Open into the main, interlinked kitchen/dining and living space, and the views sort of roll up on you.
The kitchen’s tucked away toward the front of the house, with black quartz top, on mid market range oak units, probably a sensible choice: whoever next lives here could be not at all into cooking, or will want to go all super-tech: foodie Kinsale caters for both ends of the spectrum.
The main living and dining space is big, and deep with an open fireplace for a real fire, and this oak floored room stretches past deep out into the staggered-width extension which ends in more double doors and with deep windows going from almost ceiling height, to the ground.
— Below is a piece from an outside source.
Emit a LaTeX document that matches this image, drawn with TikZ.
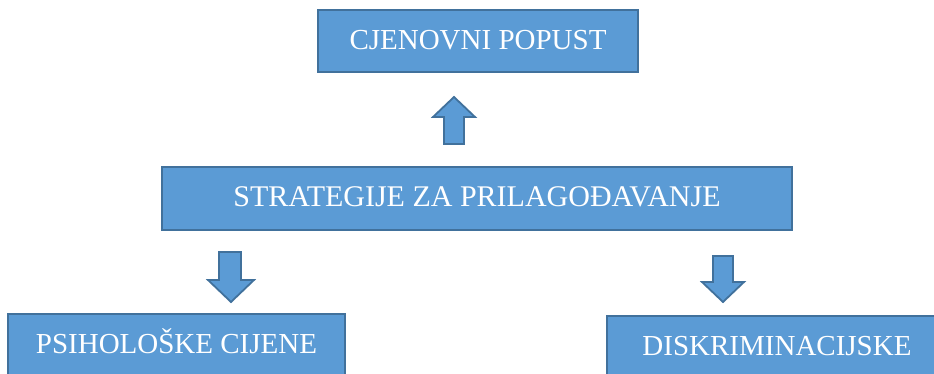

The panorama to be scanned and savoured beyond almost draws you in, and if you get drawn out, there’s a wide stone-flagged terrace outside, lanscaped with shrubs and with tensioned steel wires for a marine feel arounds its perimeter.
Back inside and upstairs, there are three more bedrooms, all en suite, with good quality tiling, large banks of mirrors, good sanitary ware and built ins, etc.
Comfortable, clean, above spec and standard — and not jostling for attention with the views.
Bidders will take a view on price, and prize the view.